Cette forme originale d'articulation de l'Apec avec les autres composantes du service public de l'emploi, présenterait deux avantages importants. D'une part, en offrant à l'Apec un rôle clairement identifié au sein du service public de l'emploi, elle pérenniserait une institution qui a capitalisé une grande expérience dans le domaine de la sécurisation des parcours professionnels. D'autre part, elle maintiendrait dans le champ de l'accompagnement des demandeurs d'emploi une structure relativement souple, apte à offrir des prestations personnalisées, tranchant, comme l'a souligné l'Apec, avec « l'approche extrêmement modélisée du retour à l'emploi que nous avons apprise à travers notre relation avec Pôle emploi [et qui] n'est pas le schéma le plus efficace . »

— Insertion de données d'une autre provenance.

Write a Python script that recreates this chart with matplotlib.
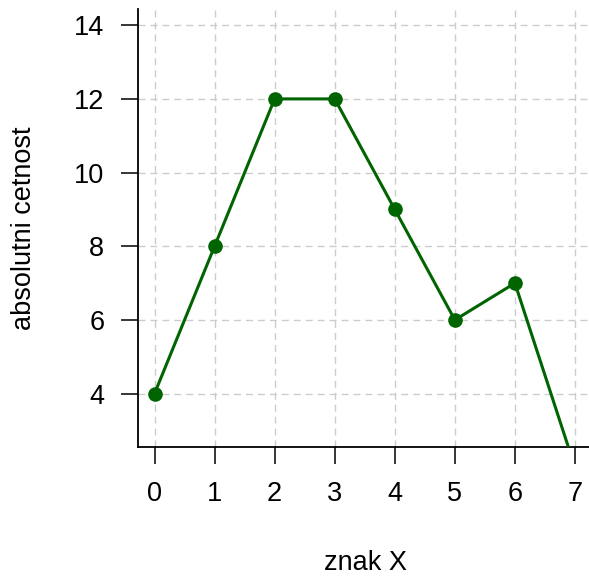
import matplotlib
matplotlib.use("Agg")
import matplotlib.pyplot as plt

# frequency table of variable X
znak = [0, 1, 2, 3, 4, 5, 6, 7]
cetnost = [4, 8, 12, 12, 9, 6, 7, 2]
x_ticks = [0, 1, 2, 3, 4, 5, 6, 7]
y_ticks = [4, 6, 8, 10, 12, 14]

plt.rcParams["font.family"] = ["Liberation Sans", "DejaVu Sans"]
FS = 19.5
plt.rcParams["font.size"] = FS

W, H = 589, 576
fig = plt.figure(figsize=(W / 100, H / 100), dpi=100)

left, right, top, bottom = 137.7, 591.8, 9.0, 446.7
ax = fig.add_axes([left / W, 1 - bottom / H, (right - left) / W, (bottom - top) / H])

ax.set_xlim(-0.28, 7.28)
ax.set_ylim(2.56, 14.44)

ax.grid(True, color="#cccccc", linewidth=1.0, linestyle=(0, (5, 3.6)))
ax.set_axisbelow(True)

ax.plot(znak, cetnost, color="#006400", linewidth=2.2, marker="o",
        markersize=9.5, zorder=3)

for s in ("top", "right"):
    ax.spines[s].set_visible(False)
for s in ("left", "bottom"):
    ax.spines[s].set_linewidth(1.3)
    ax.spines[s].set_color("black")

ax.set_xticks(x_ticks)
ax.set_yticks(y_ticks)
ax.tick_params(axis="both", length=12, width=1.1, color="black", labelsize=FS)
ax.tick_params(axis="x", pad=13)
ax.tick_params(axis="y", pad=12)

fig.text(365 / W, 1 - 569.5 / H, "znak X", ha="center", va="baseline", fontsize=FS)
fig.text(24.5 / W, 1 - 228 / H, "absolutni cetnost", ha="center", va="center",
         rotation=90, fontsize=FS)

fig.savefig("out.png", dpi=100)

Il faut toutefois accueillir avec prudence ce positionnement stratégique de l'Apec. Sa validité est suspendue à l'appréciation que fera la Commission européenne du mandat de service public communiqué par les autorités françaises en 2009 et auquel la Commission n'a toujours pas répondu. Cela confirme la nécessité, soulignée par l'Igas, de clarifier davantage encore le mandat de service public de l'Apec.


* 62 Cf. le rapport « Contrôle de l'association pour l'emploi des cadres, ingénieurs et techniciens (Apec) » établi par Frédéric Laloue et Didier Noury, membres de l'Igas, juillet 2010.

* 63 Cette convention a été renouvelée en 2004 et 2006, puis prolongée par avenants en décembre 2008, août 2009 et janvier 2010.

* 64 Rapport précité de l'Igas, p. 96.